Math/CS L320
October 25, 2005
Hour Exam 1
Solutions

Closed book. You may have one page of notes to yourself to refer to. Please turn that page in along with your exam.

The questions are not equally difficult, but each is worth 20%.

(Note added with solutions.) Questions 1, 2 and 5 are exactly like questions discussed in class and asked and answered on homeworks, so 60% turns out to be just about the minimal passing grade.

Remember, as usual, that a solution is an argument expressed in complete sentences, not a number or a string of mathematical symbols.

  1. How many strings of length 10 on the alphabet {x, y} contain

  2. How many different strings can be made from the letters in "MASSACHUSETTS", using all the letters?

    13!/2!2!4!. The denominator corrects for overcounting caused by the repeated letters. This is just like 342/30, which was part of question 5 on hw4. The solution is posted.

  3. Let B be the set of bit strings of length 4 and f be the function from B to {0, 1, ..., 40} that assigns to each bit string the number that string represents in base 3.
    1. Compute f(1010).
      	f(1010) = 1*33 + 1*3 = 30
      	
    2. Is f one-to-one? Yes, because the base 3 representation of an integer is unique.
    3. Is f onto? No. The base 3 expansion of 6 is "20", which is not in B. So 6 isn't in the range of f . You can answer the question another way. B has 16 elements, and {0, 1, ..., 40} has 41, so there is no way f can be onto.

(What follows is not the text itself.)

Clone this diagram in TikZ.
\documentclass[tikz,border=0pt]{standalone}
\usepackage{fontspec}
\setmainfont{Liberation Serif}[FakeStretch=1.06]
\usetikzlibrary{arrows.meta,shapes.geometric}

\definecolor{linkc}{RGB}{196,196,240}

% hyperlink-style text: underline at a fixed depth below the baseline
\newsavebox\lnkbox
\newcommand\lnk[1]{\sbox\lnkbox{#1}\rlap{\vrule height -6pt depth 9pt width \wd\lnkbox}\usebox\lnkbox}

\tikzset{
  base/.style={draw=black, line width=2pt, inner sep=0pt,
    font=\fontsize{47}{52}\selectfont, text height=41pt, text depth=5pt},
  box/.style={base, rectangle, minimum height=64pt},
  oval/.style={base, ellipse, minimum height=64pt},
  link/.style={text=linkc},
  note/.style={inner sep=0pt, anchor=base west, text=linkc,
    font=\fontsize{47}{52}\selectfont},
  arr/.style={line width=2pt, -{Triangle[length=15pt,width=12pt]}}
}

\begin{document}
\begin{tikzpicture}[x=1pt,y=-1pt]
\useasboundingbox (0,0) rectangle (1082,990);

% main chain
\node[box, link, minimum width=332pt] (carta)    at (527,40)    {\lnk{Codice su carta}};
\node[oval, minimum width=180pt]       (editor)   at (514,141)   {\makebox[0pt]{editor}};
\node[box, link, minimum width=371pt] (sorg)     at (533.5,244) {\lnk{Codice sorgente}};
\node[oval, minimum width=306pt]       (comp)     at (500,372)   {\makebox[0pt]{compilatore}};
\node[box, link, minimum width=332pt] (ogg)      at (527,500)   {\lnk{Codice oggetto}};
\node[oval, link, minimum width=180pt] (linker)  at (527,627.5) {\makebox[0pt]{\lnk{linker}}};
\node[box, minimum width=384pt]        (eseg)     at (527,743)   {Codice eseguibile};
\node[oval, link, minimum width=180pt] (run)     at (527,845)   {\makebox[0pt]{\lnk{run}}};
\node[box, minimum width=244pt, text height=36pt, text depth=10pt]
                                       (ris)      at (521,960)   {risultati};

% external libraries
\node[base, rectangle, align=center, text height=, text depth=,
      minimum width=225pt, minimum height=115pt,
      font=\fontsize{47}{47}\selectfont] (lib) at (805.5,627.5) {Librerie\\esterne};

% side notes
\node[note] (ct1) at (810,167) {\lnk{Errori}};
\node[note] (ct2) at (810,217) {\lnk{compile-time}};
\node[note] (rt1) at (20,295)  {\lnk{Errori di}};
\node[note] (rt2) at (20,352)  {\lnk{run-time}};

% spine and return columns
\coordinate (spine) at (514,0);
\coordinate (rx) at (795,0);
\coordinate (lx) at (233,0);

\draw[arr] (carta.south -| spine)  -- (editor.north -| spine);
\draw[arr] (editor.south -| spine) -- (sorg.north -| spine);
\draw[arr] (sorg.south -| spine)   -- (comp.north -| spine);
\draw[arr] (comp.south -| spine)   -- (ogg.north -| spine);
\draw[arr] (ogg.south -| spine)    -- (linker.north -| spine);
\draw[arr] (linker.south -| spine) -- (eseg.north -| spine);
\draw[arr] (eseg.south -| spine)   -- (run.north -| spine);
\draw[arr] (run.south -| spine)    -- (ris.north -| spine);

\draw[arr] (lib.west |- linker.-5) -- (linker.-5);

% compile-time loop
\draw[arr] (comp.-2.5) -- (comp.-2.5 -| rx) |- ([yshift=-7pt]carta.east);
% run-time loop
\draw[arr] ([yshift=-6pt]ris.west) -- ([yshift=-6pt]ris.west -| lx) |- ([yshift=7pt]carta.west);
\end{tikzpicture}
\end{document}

  4. Let A be a nonempty finite set. Prove or disprove: there are exactly as many subsets S of A with |S| even as with |S| odd.

    This is true. Some people missed it because they could not read the question. Others missed it because they thought 0 was not an even number. It was hard to decide how much part credit to give in that case.

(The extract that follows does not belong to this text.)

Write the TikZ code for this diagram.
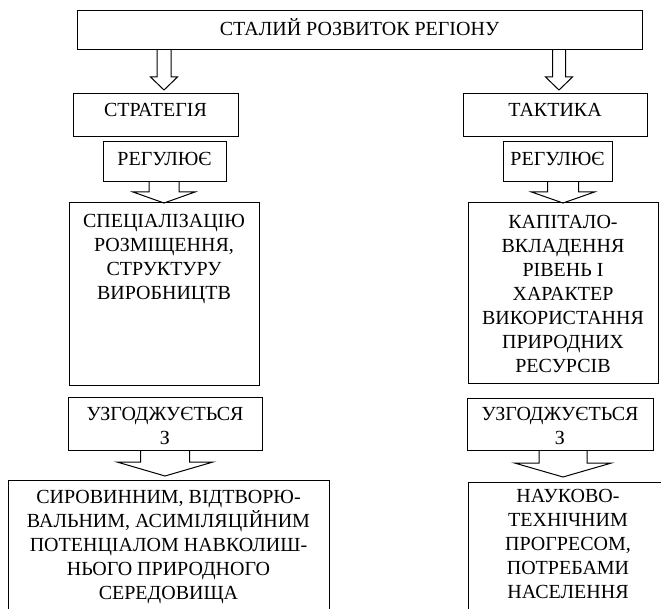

    Here are several solutions.

    Start with a few simple examples. If A = { x, y, x } then it has 8 subsets. Four of them have an odd number of elements: {x}, {y}, {z} and A itself. Four have an even number of elements: the empty set, {x,y}, {y,z} and {x,z} . So the theorem is true in this case. If A = {#,*} then the two subsets {#} and {*} have odd size and the other two (the empty set and A itself) have even size. So in this example too the number of subsets of even size is the same as the number of subsets of odd size.

    (Note that if A is empty it has just one subset, itself, which is of even size, and no subsets of odd size so the assertion is false.)

    If |A| happens to be odd then there's a really easy proof of the theorem. Since |S| is even just when the size of the complement |A-S| is odd we have a natural bijection between the even subsets and the odd ones, so there must be the same number of each.

    Unfortunately, this proof doesn't work when |A| is even. Here are two which do.

    The first one we build by remembering one of the ways we proved that |P(A)| was 2 |A| - we thought about what happened when we added one element to a set and noted that we found all the subsets of the enlarged set by looking at the subsets of the original with and without the new element. When we do that, the ones that were of even size stay even, but become odd when we add the new element, and vice versa. So once we know there were the same number of odd as even subsets of A we know there are the same number of odds and evens for the enlarged A.

    The second proof works by starting with the observation that when |A| = n the number of subsets of A of even size is C(n,0)+C(n,2)+... and the number of odd size is C(n,1)+C(n,3)+... . Now the binomial theorem says

    	0 = (1 - 1)n
    	  = C(n,0) - C(n,1) + C(n,2) - C(n,3) + ...
    
    and the equality we want follows easily.

    That identity was discussed in class. It's written down explicitly on page 229 of Rosen.

  5. A true story. The first grade class at the J. P. Manning Elementary School is learning the beginnings of arithmetic. On October 19 the teacher, Cynthia Terry-Edd, asked her students to look for combinations of numbers of dogs, cats and rabbits that total 12 pets. The kids rapidly found 7+1+4, 3+6+3, and others. After class I asked her if she thought she could figure out how many combinations were possible, so she'd know when the kids had found them all. She's not a mathematician, but was excited by the idea of trying. I told her I'd ask you, on this exam. So do it. (You don't have to write an argument that she could follow. But you do need to write one for me. I echo Ms. Terry-Edd, who regularly tells her students "I need more words!". Just the answer isn't sufficient.)

    This is just like the pennies/nickels/dimes question discussed in class and the croissants question 5 (Rosen 342/10) on the homework. There are C(14,2) = 91 ways to insert the two dividers for the three categories. (No one pointed out that 91 is interesting because it's the only number less than 100 that looks like a prime but isn't. I was prepared to give a point or two of extra credit for that.)